On 5/29/08, Aidan Van Dyk <aidan@highrise.ca> wrote:
> * Dave Page <dpage@pgadmin.org> [080529 12:03]:
> > On Thu, May 29, 2008 at 4:48 PM, Douglas McNaught <doug@mcnaught.org> wrote:
> > > I think the idea is that WAL records would be shipped (possibly via
> > > socket) and applied as they're generated, rather than on a
> > > file-by-file basis. At least that's what "real-time" implies to me...
> >
> > Yes, we're talking real-time streaming (synchronous) log shipping.
>
> But synchronous streaming doesn't mean the WAL has to be *applied* on
> the salve yet.

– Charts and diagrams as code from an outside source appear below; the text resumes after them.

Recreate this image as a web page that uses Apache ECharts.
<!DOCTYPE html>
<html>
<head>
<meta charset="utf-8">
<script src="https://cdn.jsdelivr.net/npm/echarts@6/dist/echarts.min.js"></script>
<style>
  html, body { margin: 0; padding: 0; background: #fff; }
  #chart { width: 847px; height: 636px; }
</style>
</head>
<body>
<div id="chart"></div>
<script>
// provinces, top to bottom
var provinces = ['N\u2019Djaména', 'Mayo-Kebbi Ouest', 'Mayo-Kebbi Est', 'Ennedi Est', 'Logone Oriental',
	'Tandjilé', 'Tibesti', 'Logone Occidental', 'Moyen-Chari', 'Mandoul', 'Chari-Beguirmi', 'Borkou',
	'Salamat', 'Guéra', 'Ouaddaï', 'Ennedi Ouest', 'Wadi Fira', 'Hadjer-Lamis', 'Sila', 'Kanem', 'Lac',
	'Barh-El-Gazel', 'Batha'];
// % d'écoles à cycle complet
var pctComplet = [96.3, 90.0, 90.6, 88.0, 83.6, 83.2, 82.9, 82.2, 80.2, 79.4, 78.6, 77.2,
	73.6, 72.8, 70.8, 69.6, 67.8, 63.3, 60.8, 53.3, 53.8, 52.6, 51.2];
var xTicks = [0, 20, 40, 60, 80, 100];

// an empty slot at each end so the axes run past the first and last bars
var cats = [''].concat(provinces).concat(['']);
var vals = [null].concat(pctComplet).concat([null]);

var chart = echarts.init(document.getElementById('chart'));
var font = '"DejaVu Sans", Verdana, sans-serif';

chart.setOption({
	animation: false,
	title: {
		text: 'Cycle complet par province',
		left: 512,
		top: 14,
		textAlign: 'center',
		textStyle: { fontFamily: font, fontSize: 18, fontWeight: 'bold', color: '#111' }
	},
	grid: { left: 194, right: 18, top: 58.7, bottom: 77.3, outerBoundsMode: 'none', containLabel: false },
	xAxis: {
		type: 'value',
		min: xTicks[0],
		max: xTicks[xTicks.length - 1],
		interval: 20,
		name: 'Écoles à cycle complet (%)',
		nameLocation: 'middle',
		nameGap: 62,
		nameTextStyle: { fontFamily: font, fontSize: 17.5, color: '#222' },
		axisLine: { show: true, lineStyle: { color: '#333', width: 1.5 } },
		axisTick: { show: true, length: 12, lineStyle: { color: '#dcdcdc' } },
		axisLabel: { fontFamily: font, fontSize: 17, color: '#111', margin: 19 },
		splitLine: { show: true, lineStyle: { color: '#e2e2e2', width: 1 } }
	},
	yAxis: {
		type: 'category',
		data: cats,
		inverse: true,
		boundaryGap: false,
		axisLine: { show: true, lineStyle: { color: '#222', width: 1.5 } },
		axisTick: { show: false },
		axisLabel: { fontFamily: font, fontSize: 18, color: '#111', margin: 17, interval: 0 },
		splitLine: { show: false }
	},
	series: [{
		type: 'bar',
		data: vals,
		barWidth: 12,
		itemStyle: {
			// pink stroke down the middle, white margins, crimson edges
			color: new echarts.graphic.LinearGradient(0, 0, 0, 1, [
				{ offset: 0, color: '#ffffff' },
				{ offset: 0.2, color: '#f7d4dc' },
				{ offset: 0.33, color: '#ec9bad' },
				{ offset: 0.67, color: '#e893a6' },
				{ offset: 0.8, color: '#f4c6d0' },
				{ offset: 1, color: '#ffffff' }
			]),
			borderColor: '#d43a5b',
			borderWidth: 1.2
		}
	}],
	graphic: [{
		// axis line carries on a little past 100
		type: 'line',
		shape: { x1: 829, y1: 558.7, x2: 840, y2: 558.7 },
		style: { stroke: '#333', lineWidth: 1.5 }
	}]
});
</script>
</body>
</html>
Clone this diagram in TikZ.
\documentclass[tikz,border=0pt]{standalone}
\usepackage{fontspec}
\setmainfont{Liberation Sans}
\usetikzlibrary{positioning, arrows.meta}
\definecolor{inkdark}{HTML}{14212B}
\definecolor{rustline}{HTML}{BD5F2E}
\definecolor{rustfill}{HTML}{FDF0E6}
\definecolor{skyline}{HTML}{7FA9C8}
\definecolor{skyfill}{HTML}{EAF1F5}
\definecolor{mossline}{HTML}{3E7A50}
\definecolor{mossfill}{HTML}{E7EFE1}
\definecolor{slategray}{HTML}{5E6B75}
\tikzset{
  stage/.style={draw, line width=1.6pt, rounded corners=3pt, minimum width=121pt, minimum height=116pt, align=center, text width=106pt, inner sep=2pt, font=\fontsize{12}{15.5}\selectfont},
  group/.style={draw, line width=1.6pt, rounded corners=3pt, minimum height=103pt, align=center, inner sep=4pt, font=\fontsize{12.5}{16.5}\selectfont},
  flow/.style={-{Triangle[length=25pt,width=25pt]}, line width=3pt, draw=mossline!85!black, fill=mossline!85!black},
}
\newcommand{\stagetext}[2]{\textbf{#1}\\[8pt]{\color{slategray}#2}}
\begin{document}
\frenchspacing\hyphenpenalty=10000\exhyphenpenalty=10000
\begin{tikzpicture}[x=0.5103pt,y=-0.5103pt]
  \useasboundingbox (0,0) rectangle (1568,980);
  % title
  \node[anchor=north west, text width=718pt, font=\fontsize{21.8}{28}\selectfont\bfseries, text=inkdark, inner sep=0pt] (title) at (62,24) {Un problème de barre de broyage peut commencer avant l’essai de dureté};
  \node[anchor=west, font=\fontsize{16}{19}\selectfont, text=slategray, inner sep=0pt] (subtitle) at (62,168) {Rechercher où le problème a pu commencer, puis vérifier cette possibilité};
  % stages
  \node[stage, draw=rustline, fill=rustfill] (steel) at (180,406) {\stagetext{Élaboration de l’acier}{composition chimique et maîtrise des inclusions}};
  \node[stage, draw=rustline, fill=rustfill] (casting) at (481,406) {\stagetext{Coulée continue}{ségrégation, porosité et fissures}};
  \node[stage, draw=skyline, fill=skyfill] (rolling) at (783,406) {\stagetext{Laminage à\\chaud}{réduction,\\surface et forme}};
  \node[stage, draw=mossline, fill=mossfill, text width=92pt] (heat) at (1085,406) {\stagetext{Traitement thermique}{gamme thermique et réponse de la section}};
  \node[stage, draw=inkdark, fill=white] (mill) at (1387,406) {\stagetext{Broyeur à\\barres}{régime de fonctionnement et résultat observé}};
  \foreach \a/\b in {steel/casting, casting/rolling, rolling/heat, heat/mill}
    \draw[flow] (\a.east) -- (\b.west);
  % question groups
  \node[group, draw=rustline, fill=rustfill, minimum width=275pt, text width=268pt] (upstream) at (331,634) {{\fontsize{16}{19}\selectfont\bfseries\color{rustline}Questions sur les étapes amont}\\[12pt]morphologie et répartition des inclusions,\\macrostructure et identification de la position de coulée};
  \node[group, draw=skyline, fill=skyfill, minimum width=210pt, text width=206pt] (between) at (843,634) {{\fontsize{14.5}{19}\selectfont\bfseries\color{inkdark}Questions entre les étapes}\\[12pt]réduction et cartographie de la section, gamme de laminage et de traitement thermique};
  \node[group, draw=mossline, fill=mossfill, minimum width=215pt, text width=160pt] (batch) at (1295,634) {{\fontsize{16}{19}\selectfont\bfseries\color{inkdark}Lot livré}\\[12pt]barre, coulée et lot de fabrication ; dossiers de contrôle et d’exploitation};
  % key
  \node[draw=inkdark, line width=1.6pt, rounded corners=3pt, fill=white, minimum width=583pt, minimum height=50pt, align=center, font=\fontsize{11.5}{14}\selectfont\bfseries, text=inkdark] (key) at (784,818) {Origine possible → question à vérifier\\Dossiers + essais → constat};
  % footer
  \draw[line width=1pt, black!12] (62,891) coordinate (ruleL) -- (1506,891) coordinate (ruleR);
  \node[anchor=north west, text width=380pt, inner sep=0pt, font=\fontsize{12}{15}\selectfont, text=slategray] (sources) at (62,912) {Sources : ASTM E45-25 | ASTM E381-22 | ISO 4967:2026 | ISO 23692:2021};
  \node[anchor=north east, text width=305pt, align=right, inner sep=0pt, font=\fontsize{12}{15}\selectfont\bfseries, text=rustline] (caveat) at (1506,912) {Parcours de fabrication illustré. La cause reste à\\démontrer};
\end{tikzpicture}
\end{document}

Just that it has to be "safely" on the slave (i.e on
> disk, not just in kernel buffers).
>
> The whole single-threaded WAL replay problem is going to rear it's ugly
> head here too, and mean that a slave *won't* be able to keep up with a
> busy master if it's actually trying to apply all the changes in
> real-time. Well, actually, if it's synchronous, it will keep up, but it
> just means that now your master is IO capabilities is limited to the
> speed of the slaves single-threaded WAL application.
I don't think thats a problem. If the user runs its server at the
limit of write-bandwidth, thats its problem.
IOW, with synchronous replication, we _want_ the server to lag behind
slaves.
About the single-threading problem - afaik, the replay is mostly I/O bound
so threading would not buy you much.